Ella, en cambio, no se ha librado de esa imagen altiva, de sabionda que
despreciaba el rol tradicional de la mujer, que tragó carros y carretas,
incluidas infidelidades de alcoba, con tal de preservar su ambición política,
que ahora está a punto de culminar.
Curiosa
paradoja la de Hillary Clinton: lleva años siendo la candidata más clara entre
los demócratas, pero también la más vulnerable, la más rechazada por los
adversarios y la que más recelos primarios despierta entre sus partidarios.

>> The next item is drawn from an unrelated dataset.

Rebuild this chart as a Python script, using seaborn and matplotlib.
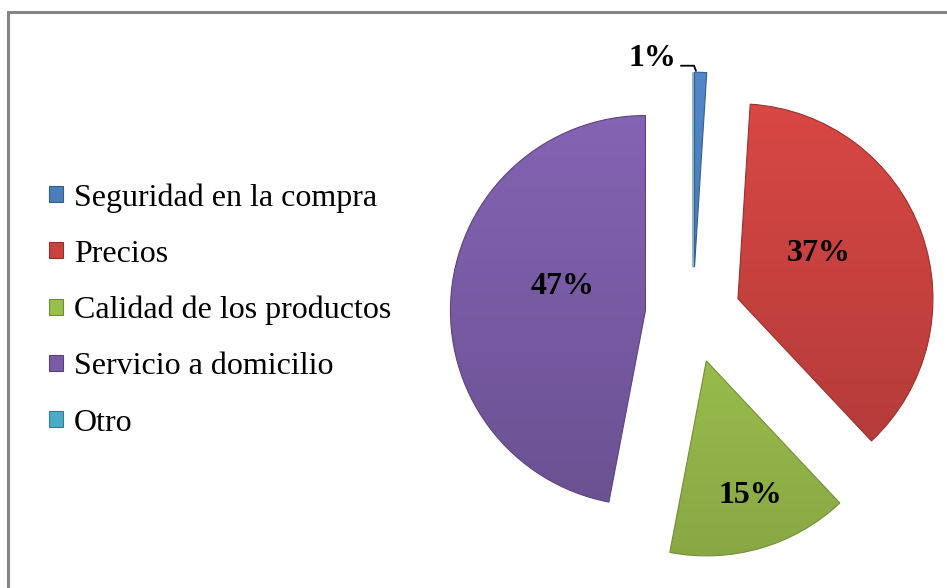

Gestionar esta contradicción, hacer virtud de la necesidad, prolongar el
control demócrata de la Casa Blanca es un reto difícil, porque, en el fondo,
nadie está seguro de cómo sería una presidencia (Rodham) Clinton. Su instinto
le empujará a revertir, sobre todo en política exterior, algunas de las posiciones
(e indecisiones) de Barack Obama; y es casi seguro que lo hará, aunque sin el
intervencionismo selectivo de los tiempos de su marido. En política interior,
será más continuista, más afín al actual presidente, y compartirá, por ellos,
sufrirá también una feroz e incluso desleal competencia de los republicanos.
Hillary
se decía defensora de la clase media cuando inició esta segunda carrera por la nominación
presidencial. Las primarias han desdibujado esa pretensión. Ya no hay una
mayoría natural en Estados Unidos. Los cambios demográficos y sociales son
profundos. Su baza no es la centralidad, sino la capacidad. Sin duda, necesita
demostrar que, pese a la cordialidad con Bernie, no desprecia a los
progresistas de su partido. Pero sobre todo necesita una empatía, de la que no
anda sobrada, para convencer a esos ciudadanos de clase media de que no sólo los
defiende, sino que los comprende, que puede pensar y comportarse como ellos.